WHAT IS EXPECTED:
Reproduce every line of the material below, but drop the pictures.

DATASET EXTRACT:

__________

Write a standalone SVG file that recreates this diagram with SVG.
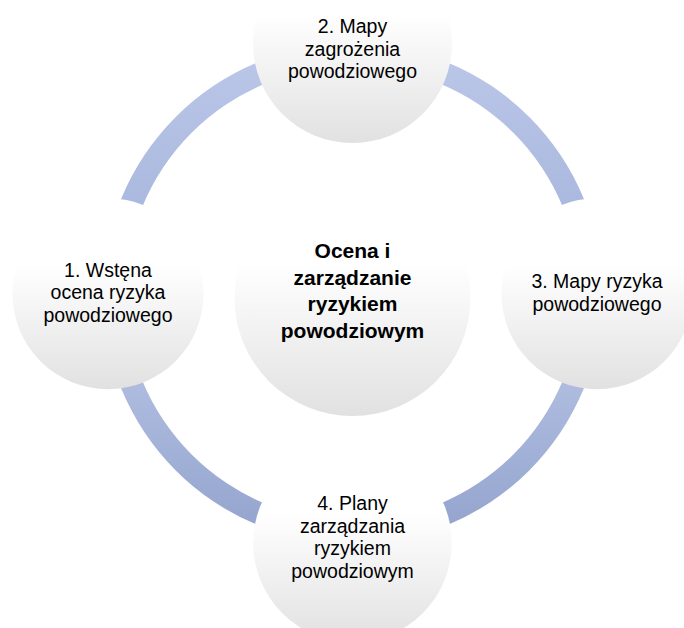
<svg xmlns="http://www.w3.org/2000/svg" width="684" height="628" viewBox="0 0 684 628">
  <style>
    .node-text { font-family: "Liberation Sans", Arial, sans-serif; font-size: 19.5px; fill: #000000; text-anchor: middle; }
    .hub-text { font-family: "Liberation Sans", Arial, sans-serif; font-size: 21px; font-weight: bold; fill: #000000; text-anchor: middle; }
    .bubble { fill: url(#bubbleFill); }
  </style>
  <defs>
    <linearGradient id="bubbleFill" x1="0" y1="0" x2="0" y2="1">
      <stop offset="0" stop-color="#ffffff"/>
      <stop offset="0.35" stop-color="#ffffff"/>
      <stop offset="1" stop-color="#e1e1e1"/>
    </linearGradient>
    <linearGradient id="ringUpper" x1="0" y1="0" x2="0" y2="1">
      <stop offset="0" stop-color="#bcc8e9"/>
      <stop offset="1" stop-color="#a0b0d8"/>
    </linearGradient>
    <linearGradient id="ringLower" x1="0" y1="0" x2="0" y2="1">
      <stop offset="0" stop-color="#bfcaea"/>
      <stop offset="1" stop-color="#91a2cc"/>
    </linearGradient>
  </defs>

  <rect x="0" y="0" width="684" height="628" fill="#ffffff"/>

  <!-- ring segments between the outer nodes -->
  <g id="connectors">
    <path d="M 102.5 293.7 A 250 250 0 0 1 352.5 43.7 L 352.5 66.2 A 227.5 227.5 0 0 0 125 293.7 Z" fill="url(#ringUpper)"/>
    <path d="M 352.5 43.7 A 250 250 0 0 1 602.5 293.7 L 580 293.7 A 227.5 227.5 0 0 0 352.5 66.2 Z" fill="url(#ringUpper)"/>
    <path d="M 602.5 293.7 A 250 250 0 0 1 352.5 543.7 L 352.5 521.2 A 227.5 227.5 0 0 0 580 293.7 Z" fill="url(#ringLower)"/>
    <path d="M 352.5 543.7 A 250 250 0 0 1 102.5 293.7 L 125 293.7 A 227.5 227.5 0 0 0 352.5 521.2 Z" fill="url(#ringLower)"/>
  </g>

  <g id="hub">
    <circle class="bubble" cx="352.5" cy="298" r="118"/>
    <text class="hub-text" x="352.5" y="258">Ocena i</text>
    <text class="hub-text" x="352.5" y="284.7">zarządzanie</text>
    <text class="hub-text" x="352.5" y="311.4">ryzykiem</text>
    <text class="hub-text" x="352.5" y="338.1">powodziowym</text>
  </g>

  <g id="node-1">
    <circle class="bubble" cx="108" cy="293.7" r="95.5"/>
    <text class="node-text" x="108" y="276.5">1. Wstęna</text>
    <text class="node-text" x="108" y="299">ocena ryzyka</text>
    <text class="node-text" x="108" y="321.5">powodziowego</text>
  </g>

  <g id="node-2">
    <circle class="bubble" cx="352.5" cy="43.5" r="99.5"/>
    <text class="node-text" x="352.5" y="33.3">2. Mapy</text>
    <text class="node-text" x="352.5" y="55.8">zagrożenia</text>
    <text class="node-text" x="352.5" y="78.3">powodziowego</text>
  </g>

  <g id="node-3">
    <circle class="bubble" cx="597" cy="293.7" r="95.5"/>
    <text class="node-text" x="597" y="288.3">3. Mapy ryzyka</text>
    <text class="node-text" x="597" y="310.8">powodziowego</text>
  </g>

  <g id="node-4">
    <circle class="bubble" cx="352.5" cy="543" r="99.3"/>
    <text class="node-text" x="352.5" y="510">4. Plany</text>
    <text class="node-text" x="352.5" y="532.7">zarządzania</text>
    <text class="node-text" x="352.5" y="555.4">ryzykiem</text>
    <text class="node-text" x="352.5" y="578.1">powodziowym</text>
  </g>
</svg>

__________

SOLUTION FOR THIS TASK:
Write a standalone SVG file that recreates this diagram with SVG.
<svg xmlns="http://www.w3.org/2000/svg" width="684" height="628" viewBox="0 0 684 628">
  <style>
    .node-text { font-family: "Liberation Sans", Arial, sans-serif; font-size: 19.5px; fill: #000000; text-anchor: middle; }
    .hub-text { font-family: "Liberation Sans", Arial, sans-serif; font-size: 21px; font-weight: bold; fill: #000000; text-anchor: middle; }
    .bubble { fill: url(#bubbleFill); }
  </style>
  <defs>
    <linearGradient id="bubbleFill" x1="0" y1="0" x2="0" y2="1">
      <stop offset="0" stop-color="#ffffff"/>
      <stop offset="0.35" stop-color="#ffffff"/>
      <stop offset="1" stop-color="#e1e1e1"/>
    </linearGradient>
    <linearGradient id="ringUpper" x1="0" y1="0" x2="0" y2="1">
      <stop offset="0" stop-color="#bcc8e9"/>
      <stop offset="1" stop-color="#a0b0d8"/>
    </linearGradient>
    <linearGradient id="ringLower" x1="0" y1="0" x2="0" y2="1">
      <stop offset="0" stop-color="#bfcaea"/>
      <stop offset="1" stop-color="#91a2cc"/>
    </linearGradient>
  </defs>

  <rect x="0" y="0" width="684" height="628" fill="#ffffff"/>

  <!-- ring segments between the outer nodes -->
  <g id="connectors">
    <path d="M 102.5 293.7 A 250 250 0 0 1 352.5 43.7 L 352.5 66.2 A 227.5 227.5 0 0 0 125 293.7 Z" fill="url(#ringUpper)"/>
    <path d="M 352.5 43.7 A 250 250 0 0 1 602.5 293.7 L 580 293.7 A 227.5 227.5 0 0 0 352.5 66.2 Z" fill="url(#ringUpper)"/>
    <path d="M 602.5 293.7 A 250 250 0 0 1 352.5 543.7 L 352.5 521.2 A 227.5 227.5 0 0 0 580 293.7 Z" fill="url(#ringLower)"/>
    <path d="M 352.5 543.7 A 250 250 0 0 1 102.5 293.7 L 125 293.7 A 227.5 227.5 0 0 0 352.5 521.2 Z" fill="url(#ringLower)"/>
  </g>

  <g id="hub">
    <circle class="bubble" cx="352.5" cy="298" r="118"/>
    <text class="hub-text" x="352.5" y="258">Ocena i</text>
    <text class="hub-text" x="352.5" y="284.7">zarządzanie</text>
    <text class="hub-text" x="352.5" y="311.4">ryzykiem</text>
    <text class="hub-text" x="352.5" y="338.1">powodziowym</text>
  </g>

  <g id="node-1">
    <circle class="bubble" cx="108" cy="293.7" r="95.5"/>
    <text class="node-text" x="108" y="276.5">1. Wstęna</text>
    <text class="node-text" x="108" y="299">ocena ryzyka</text>
    <text class="node-text" x="108" y="321.5">powodziowego</text>
  </g>

  <g id="node-2">
    <circle class="bubble" cx="352.5" cy="43.5" r="99.5"/>
    <text class="node-text" x="352.5" y="33.3">2. Mapy</text>
    <text class="node-text" x="352.5" y="55.8">zagrożenia</text>
    <text class="node-text" x="352.5" y="78.3">powodziowego</text>
  </g>

  <g id="node-3">
    <circle class="bubble" cx="597" cy="293.7" r="95.5"/>
    <text class="node-text" x="597" y="288.3">3. Mapy ryzyka</text>
    <text class="node-text" x="597" y="310.8">powodziowego</text>
  </g>

  <g id="node-4">
    <circle class="bubble" cx="352.5" cy="543" r="99.3"/>
    <text class="node-text" x="352.5" y="510">4. Plany</text>
    <text class="node-text" x="352.5" y="532.7">zarządzania</text>
    <text class="node-text" x="352.5" y="555.4">ryzykiem</text>
    <text class="node-text" x="352.5" y="578.1">powodziowym</text>
  </g>
</svg>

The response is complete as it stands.